I'm not sure how to compute the integral $$\int_{s} (a^2x^2+b^2y^2+c^2z^2)^{-1/2} d\vec{S}\cdot \vec{n}$$ over the surface of the ellipsoid $$ax^2+by^2+cz^2=1$$, $$z>0$$
Where $\vec{n}$ is the unitary normal vector to the surface.
Any help is appreciated.
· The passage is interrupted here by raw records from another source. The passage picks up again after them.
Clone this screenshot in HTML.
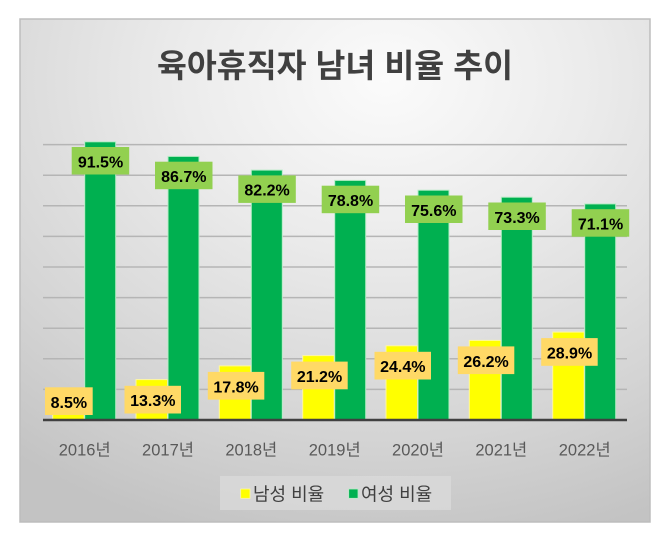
<!DOCTYPE html>
<html><head><meta charset="utf-8">
<style>
html,body{margin:0;padding:0;background:#fff;}
svg{display:block;}
</style></head>
<body>
<svg width="670" height="544" viewBox="0 0 670 544" xmlns="http://www.w3.org/2000/svg">
<defs>
<radialGradient id="bg" cx="0.58" cy="0.12" r="0.95" fx="0.58" fy="0.12">
<stop offset="0" stop-color="#fbfbfb"/>
<stop offset="0.35" stop-color="#ebebeb"/>
<stop offset="0.75" stop-color="#d4d4d4"/>
<stop offset="1" stop-color="#c3c3c3"/>
</radialGradient>
</defs>
<rect x="20" y="19" width="630" height="503" fill="url(#bg)" stroke="#bdbdbd" stroke-width="1.5"/>
<text x="335" y="77" text-anchor="middle" font-family="'Liberation Sans','Noto Sans CJK KR',sans-serif" font-weight="bold" font-size="32.5" fill="#404040">육아휴직자 남녀 비율 추이</text>
<g stroke="#b5b5b5" stroke-width="1.5">
<line x1="43" x2="627" y1="144.6" y2="144.6"/>
<line x1="43" x2="627" y1="175.2" y2="175.2"/>
<line x1="43" x2="627" y1="205.8" y2="205.8"/>
<line x1="43" x2="627" y1="236.4" y2="236.4"/>
<line x1="43" x2="627" y1="267" y2="267"/>
<line x1="43" x2="627" y1="297.6" y2="297.6"/>
<line x1="43" x2="627" y1="328.2" y2="328.2"/>
<line x1="43" x2="627" y1="358.8" y2="358.8"/>
<line x1="43" x2="627" y1="389.4" y2="389.4"/>
</g>
<g stroke-width="1">
<g fill="#ffff00" stroke="#fff7a0">
<rect x="52.7" y="394.2" width="31.5" height="25.8"/>
<rect x="136" y="379.6" width="31.5" height="40.4"/>
<rect x="219.3" y="365.9" width="31.5" height="54.1"/>
<rect x="302.7" y="355.6" width="31.5" height="64.4"/>
<rect x="386" y="345.8" width="31.5" height="74.2"/>
<rect x="469.3" y="340.4" width="31.5" height="79.6"/>
<rect x="552.7" y="332.1" width="31.5" height="87.9"/>
</g>
<g fill="#00b050" stroke="#b8ecc6">
<rect x="84.7" y="141.8" width="31" height="278.2"/>
<rect x="168" y="156.4" width="31" height="263.6"/>
<rect x="251.3" y="170.1" width="31" height="249.9"/>
<rect x="334.7" y="180.4" width="31" height="239.6"/>
<rect x="418" y="190.2" width="31" height="229.8"/>
<rect x="501.3" y="197.2" width="31" height="222.8"/>
<rect x="584.7" y="203.9" width="31" height="216.1"/>
</g>
</g>
<line x1="43" x2="627" y1="420" y2="420" stroke="#404040" stroke-width="2.5"/>
<g fill="#92d050">
<rect x="71.7" y="147" width="57.5" height="27.5"/>
<rect x="155" y="161.7" width="57.5" height="27.5"/>
<rect x="238.3" y="175.4" width="57.5" height="27.5"/>
<rect x="321.7" y="185.7" width="57.5" height="27.5"/>
<rect x="405" y="195.5" width="57.5" height="27.5"/>
<rect x="488.3" y="202.5" width="57.5" height="27.5"/>
<rect x="571.7" y="209.2" width="57.5" height="27.5"/>
</g>
<g fill="#ffd966">
<rect x="45" y="387.3" width="47.7" height="27.7"/>
<rect x="124.5" y="385.8" width="56.5" height="27.7"/>
<rect x="207.8" y="371.9" width="56.5" height="27.7"/>
<rect x="291.2" y="361.6" width="56.5" height="27.7"/>
<rect x="374.5" y="351.8" width="56.5" height="27.7"/>
<rect x="457.8" y="346.4" width="56.5" height="27.7"/>
<rect x="541.2" y="338.1" width="56.5" height="27.7"/>
</g>
<g font-family="'Liberation Sans',sans-serif" font-weight="bold" font-size="16" fill="#000" text-anchor="middle">
<text x="100.5" y="167.3">91.5%</text>
<text x="183.8" y="182">86.7%</text>
<text x="267.1" y="195.7">82.2%</text>
<text x="350.5" y="206">78.8%</text>
<text x="433.8" y="215.8">75.6%</text>
<text x="517.1" y="222.8">73.3%</text>
<text x="600.5" y="229.5">71.1%</text>
<text x="68.9" y="407.8">8.5%</text>
<text x="152.8" y="406.2">13.3%</text>
<text x="236.1" y="392.3">17.8%</text>
<text x="319.5" y="382">21.2%</text>
<text x="402.8" y="372.2">24.4%</text>
<text x="486.1" y="366.8">26.2%</text>
<text x="569.5" y="358.5">28.9%</text>
</g>
<g font-family="'Liberation Sans','Noto Sans CJK KR',sans-serif" font-size="16.5" fill="#595959" text-anchor="middle">
<text x="84.7" y="455.5">2016년</text>
<text x="168" y="455.5">2017년</text>
<text x="251.3" y="455.5">2018년</text>
<text x="334.7" y="455.5">2019년</text>
<text x="418" y="455.5">2020년</text>
<text x="501.3" y="455.5">2021년</text>
<text x="584.7" y="455.5">2022년</text>
</g>
<rect x="220" y="476" width="231" height="34" fill="#d9d9d9" opacity="0.8"/>
<rect x="240.7" y="489" width="9.3" height="9.3" fill="#ffff00" stroke="#fff7a0" stroke-width="0.8"/>
<rect x="348.7" y="489" width="9.3" height="9.3" fill="#00b050" stroke="#b8ecc6" stroke-width="0.8"/>
<g font-family="'Liberation Sans','Noto Sans CJK KR',sans-serif" font-size="18" fill="#404040">
<text x="253" y="500.5">남성 비율</text>
<text x="361" y="500.5">여성 비율</text>
</g>
</svg>
</body></html>
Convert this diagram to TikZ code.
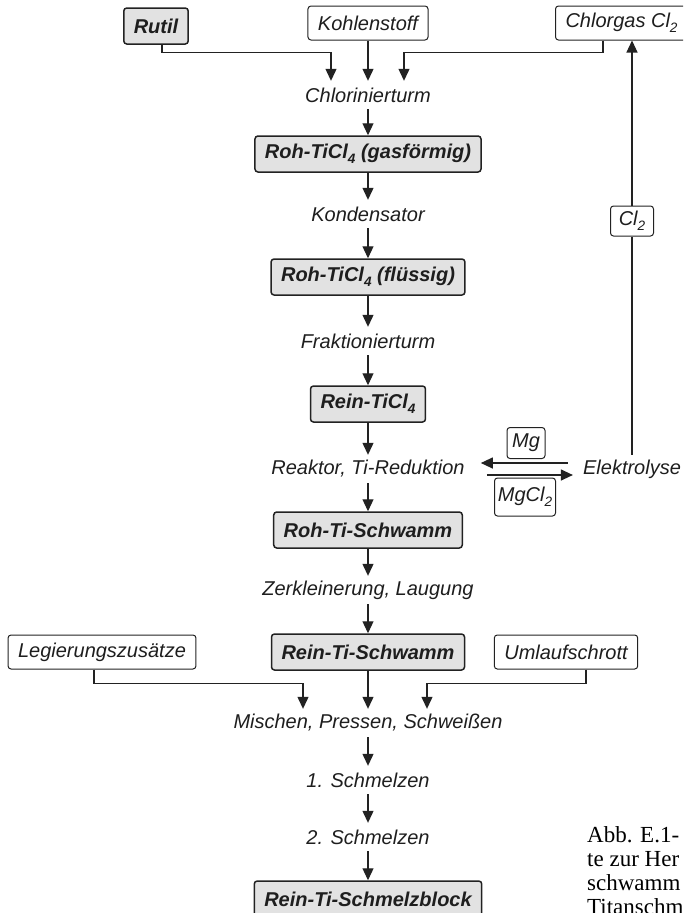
\documentclass[tikz,border=0pt]{standalone}
\usepackage{fontspec}
\setmainfont{Liberation Sans}
\newfontfamily\capfont{Liberation Serif}
\usetikzlibrary{arrows.meta,calc}
\definecolor{linecol}{HTML}{222222}
\definecolor{boxgray}{HTML}{E2E2E2}
\definecolor{textcol}{HTML}{1E1E1E}
% chemical index, set low as in the formula labels
\newcommand\lowidx[1]{\raisebox{-0.45ex}{\scalebox{0.68}{#1}}}
\begin{document}
\begin{tikzpicture}[x=1pt,y=-1pt,
  line/.style={draw=linecol, line width=1.2pt},
  arr/.style={line, -{Triangle[length=12pt,width=11pt]}},
  stage/.style={draw=linecol, line width=1.5pt, fill=boxgray, rounded corners=3pt,
    minimum height=36pt, inner xsep=10pt, text=textcol,
    font=\fontsize{20}{24}\selectfont\bfseries\itshape},
  feed/.style={draw=linecol, line width=1pt, fill=white, rounded corners=3pt,
    minimum height=34pt, inner xsep=10pt, text=textcol,
    font=\fontsize{20}{24}\selectfont\itshape},
  tag/.style={feed, inner xsep=0pt, minimum height=31pt},
  proc/.style={inner sep=0pt, minimum height=28pt, text=textcol,
    font=\fontsize{20}{24}\selectfont\itshape}
]
\useasboundingbox (0,0) rectangle (683,913);
\clip (0,0) rectangle (683,913);

% raw materials
\node[stage] (rutil) at (156,26) {Rutil};
\node[feed] (kohle) at (368,23) {Kohlenstoff};
\node[feed, anchor=west] (chlorgas) at (555,23) {Chlorgas Cl\lowidx{2}};

% main process chain
\node[proc]  (chl)    at (368,95)  {Chlorinierturm};
\node[stage] (gas)    at (368,154) {Roh-TiCl\lowidx{4} (gasförmig)};
\node[proc]  (kond)   at (368,214) {Kondensator};
\node[stage] (fl)     at (368,277) {Roh-TiCl\lowidx{4} (flüssig)};
\node[proc]  (frak)   at (368,341) {Fraktionierturm};
\node[stage] (rtc)    at (368,404) {Rein-TiCl\lowidx{4}};
\node[proc]  (reak)   at (368,469) {Reaktor, Ti-Reduktion};
\node[stage] (rohts)  at (368,530) {Roh-Ti-Schwamm};
\node[proc]  (zerk)   at (368,590) {Zerkleinerung, Laugung};
\node[stage] (reints) at (368,652) {Rein-Ti-Schwamm};
\node[proc]  (misch)  at (368,723) {Mischen, Pressen, Schweißen};
\node[proc]  (s1)     at (368,780) {1. Schmelzen};
\node[proc]  (s2)     at (368,837) {2. Schmelzen};
\node[stage] (block)  at (368,899) {Rein-Ti-Schmelzblock};

% magnesium cycle
\node[proc] (elek) at (632,469) {Elektrolyse};
\node[tag, minimum width=38pt] (mg) at (526,443) {Mg};
\node[tag, minimum width=61pt, minimum height=38pt] (mgcl) at (525,497) {MgCl\lowidx{2}};
\node[tag, minimum width=43pt, minimum height=30pt] (cl) at (632,221) {Cl\lowidx{2}};

% additions for melting
\node[feed] (leg) at (102,652) {Legierungszusätze};
\node[feed] (uml) at (566,652) {Umlaufschrott};

% caption
\node[anchor=north west, align=left, inner sep=0pt, text=black,
  font=\capfont\fontsize{23}{24}\selectfont] (cap) at (587,826)
  {Abb. E.1-\\te zur Her\\schwamm\\Titanschm};

% feeds into the chlorination tower
\draw[arr] ([xshift=6pt]rutil.south) |- ([xshift=-37pt,yshift=28pt]chl.north)
  -- ([xshift=-37pt]chl.north);
\draw[arr] (kohle.south) -- (kohle.south |- chl.north);
\draw[arr] ([xshift=48pt]chlorgas.south west) |- ([xshift=36pt,yshift=28pt]chl.north)
  -- ([xshift=36pt]chl.north);

% main chain arrows
\draw[arr] (chl.south) -- (gas.north);
\draw[arr] (gas.south) -- (kond.north);
\draw[arr] (kond.south) -- (fl.north);
\draw[arr] (fl.south) -- (frak.north);
\draw[arr] (frak.south) -- (rtc.north);
\draw[arr] (rtc.south) -- (reak.north);
\draw[arr] (reak.south) -- (rohts.north);
\draw[arr] (rohts.south) -- (zerk.north);
\draw[arr] (zerk.south) -- (reints.north);
\draw[arr] (reints.south) -- (misch.north);
\draw[arr] (misch.south) -- (s1.north);
\draw[arr] (s1.south) -- (s2.north);
\draw[arr] (s2.south) -- (block.north);

% Mg / MgCl2 exchange
\draw[arr] ([xshift=-15pt,yshift=6pt]elek.west) -- ([xshift=16pt,yshift=6pt]reak.east);
\draw[arr] ([xshift=22pt,yshift=-6pt]reak.east) -- ([xshift=-10pt,yshift=-6pt]elek.west);

% chlorine recycling
\draw[line] (elek.north) -- (cl.south);
\draw[arr] (cl.north) -- (cl.north |- chlorgas.south);

% feeds into mixing
\draw[arr] ([xshift=-8pt]leg.south) |- ([xshift=-65pt,yshift=25pt]misch.north)
  -- ([xshift=-65pt]misch.north);
\draw[arr] ([xshift=20pt]uml.south) |- ([xshift=59pt,yshift=25pt]misch.north)
  -- ([xshift=59pt]misch.north);
\end{tikzpicture}
\end{document}
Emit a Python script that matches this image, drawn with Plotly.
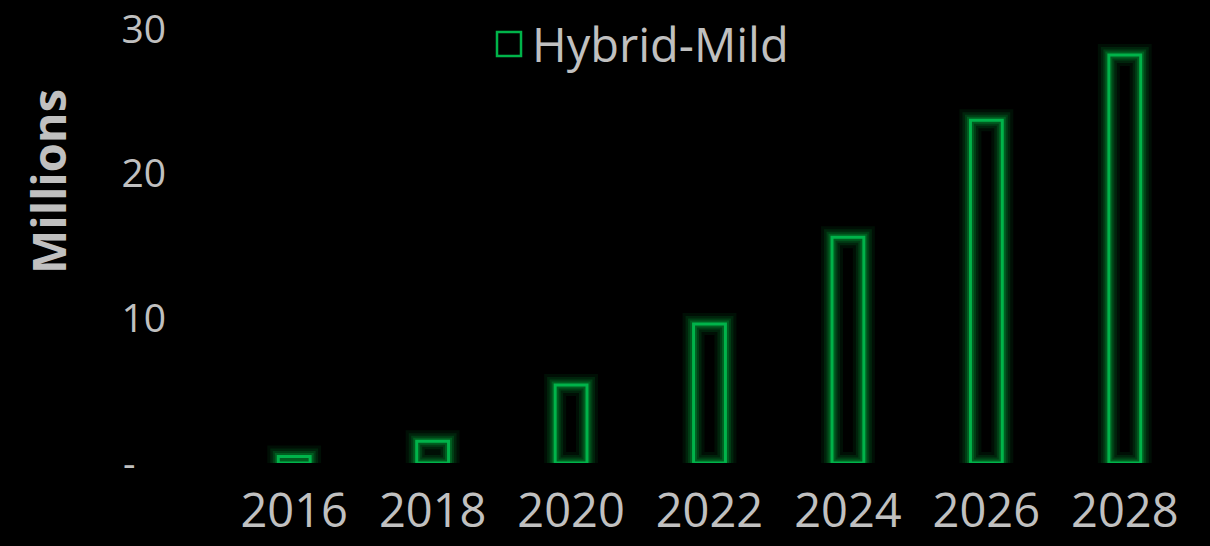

Thank you.
We propose to attack the problem with a blunt instrument: on the surface $$\vec{r}=\langle x,y,z\rangle=\left\langle x,y,\pm\sqrt{\frac{1-ax^2-by^2}{c}}\right\rangle$$ so $$\begin{align}d\vec{r}&=\left\langle1,0,\mp\frac{\frac{ax}c}{\sqrt{\frac{1-ax^2-by^2}{c}}}\right\rangle\,dx+\left\langle0,1,\mp\frac{\frac{by}c}{\sqrt{\frac{1-ax^2-by^2}{c}}}\right\rangle\,dy\\ &=\left\langle1,0,-\frac{ax}{cz}\right\rangle\,dx+\left\langle0,1,-\frac{by}{cz}\right\rangle\,dy\end{align}$$ So that the vector areal element is $$\begin{align}d^2\vec{A}&=\pm\left\langle1,0,-\frac{ax}{cz}\right\rangle\,dx\times\left\langle0,1,-\frac{by}{cz}\right\rangle\,dy\\ &=\pm\left\langle\frac{ax}{cz},\frac{by}{cz},1\right\rangle\,dx\,dy=\frac{\langle ax,by,cz\rangle}{c|z|}dx\,dy\end{align}$$ Then $$\hat{n}=\frac{d^2\vec{A}}{\left\lVert d^2\vec{A}\right\rVert}=\frac{\langle ax,by,cz\rangle}{\left(a^2x^2+b^2y^2+c^2z^2\right)^{1/2}}$$ $$\begin{align}I&={\large\bigcirc}\kern-1.55em\iint_S\frac1{\left(a^2x^2+b^2y^2+c^2z^2\right)^{1/2}}\frac{\langle ax,by,cz\rangle}{\left(a^2x^2+b^2y^2+c^2z^2\right)^{1/2}}\cdot d^2\vec{A}\\ &=2\int_{-\frac1{\sqrt a}}^{\frac1{\sqrt a}}\int_{-\sqrt{\frac{1-ax^2}b}}^{\sqrt{\frac{1-ax^2}b}}\frac1{\left(a^2x^2+b^2y^2+c^2z^2\right)^{1/2}}\frac{\langle ax,by,cz\rangle}{\left(a^2x^2+b^2y^2+c^2z^2\right)^{1/2}}\cdot\frac{\langle ax,by,cz\rangle}{c|z|}dy\,dx\\ &=2\int_{-\frac1{\sqrt a}}^{\frac1{\sqrt a}}\int_{-\sqrt{\frac{1-ax^2}b}}^{\sqrt{\frac{1-ax^2}b}}\frac1{\sqrt c\sqrt{1-ax^2-by^2}}\,dy\,dx=2\int_{-\frac1{\sqrt a}}^{\frac1{\sqrt a}}\int_{-\frac{\pi}2}^{\frac{\pi}2}\frac1{\sqrt{bc}}\,d\theta\,dx=\frac{4\pi}{\sqrt{abc}}\end{align}$$ Where we have used the substitution $$y=\sqrt{\frac{1-ax^2}b}\sin\theta$$ to solve the $y$-integral. Note that if $a=b=c$ then $a^2x^2+b^2y^2+c^2z^2=a$ on the surface and $d^2\vec{A}\cdot\hat{n}=d^2A$ and the integral is over the surface of a sphere of radius $1/\sqrt a$ so we should get $$I=\frac1{\sqrt a}\frac{4\pi}{a}$$ so this checks.